Accredited Guide Number: 17
I qualified as a Guild Guide in 2004, having left the RAF in 2003, where I served for 18 years as an RAF Police NCO at various bases in the UK and abroad and completed tours in Northern Ireland, the Falklands and in Macedonia on a NATO Peace Keeping mission. At present I assist students in attaining diplomas at various levels of education.
I have had an interest in military history since the age of 13 when I was introduced to my Great Grandfather Private G/5203 Frank Smith who served in the 7th and 8th Buffs in WW1 at the Pozieres Memorial on the Somme. Since then I have traced his war from 1915 to 1918 and now assist others in doing the same thing. It is both a passion and a calling to me.
I now work for Adaptable Travel where I am lucky enough to conduct battlefield tours with school groups and I also specialise in taking adult groups across as well. One of my main areas of focus is taking families on small battlefield pilgrimages to locate where their family members served. It is something I love doing.
I am an author having had two books on Norfolk in WW1 and WW2 published in 2012 and 2014 and I am currently working on my third book which will be about the Norfolk Regiment on the Western Front.
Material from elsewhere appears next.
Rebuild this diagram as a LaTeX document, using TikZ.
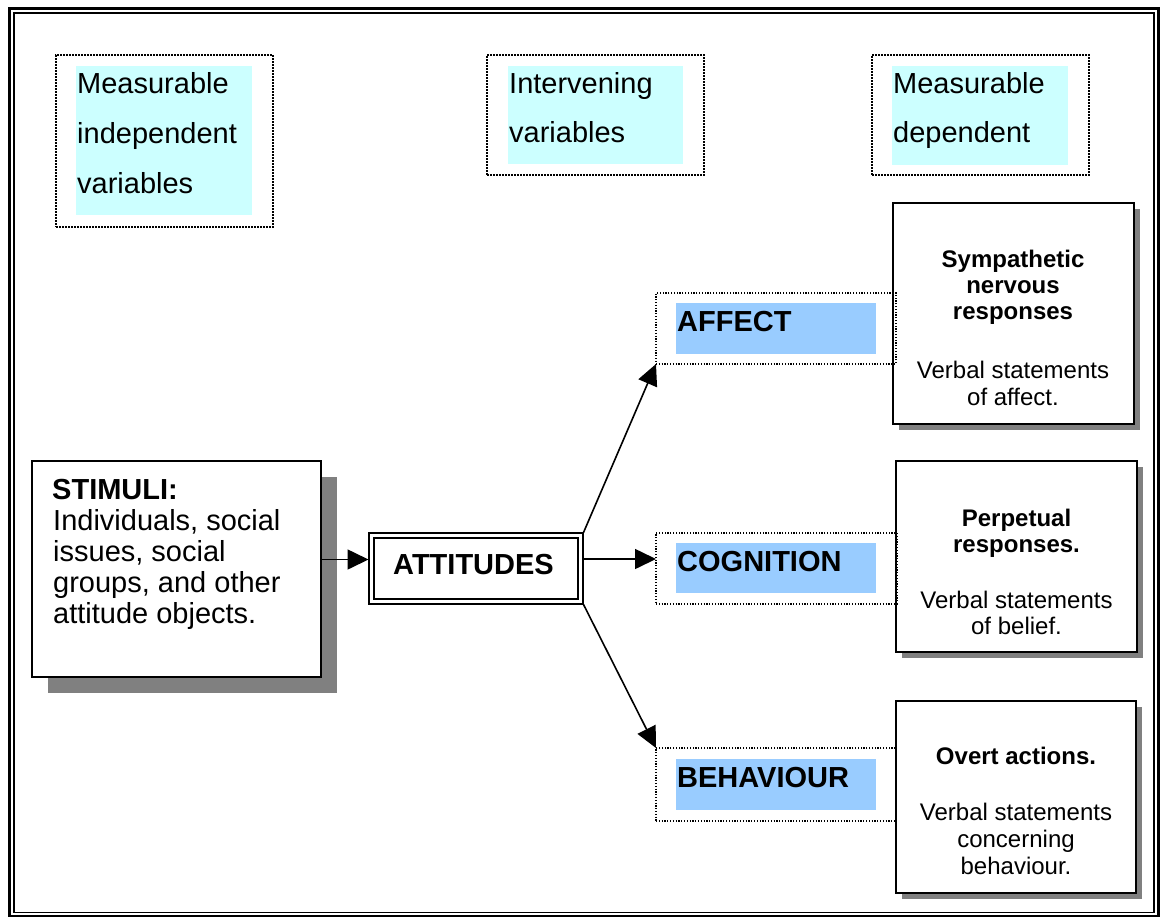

One of my other passions is the air war in both WW1 and WW2 and I conduct tours looking at aspects of these aerial battles. Living in Norfolk provides me with access to subjects such as the Zeppelin raids carried out over the county in 1915 and the Commonwealth and US bomber wars in WW2. I also love guiding the Battle of Britain having been brought up with stories of that time whilst growing up in East Kent.
I am comfortable guiding all aspects of WW1 and WW2 in Europe and revel in being provided with new challenges where I am offered the chance to study and walk the ground for specific unit actions.
As one gentleman said once said to me when I took him to see where his father had fought on the Western Front,
‘You helped to put the meat on the bones of my dad’s story.’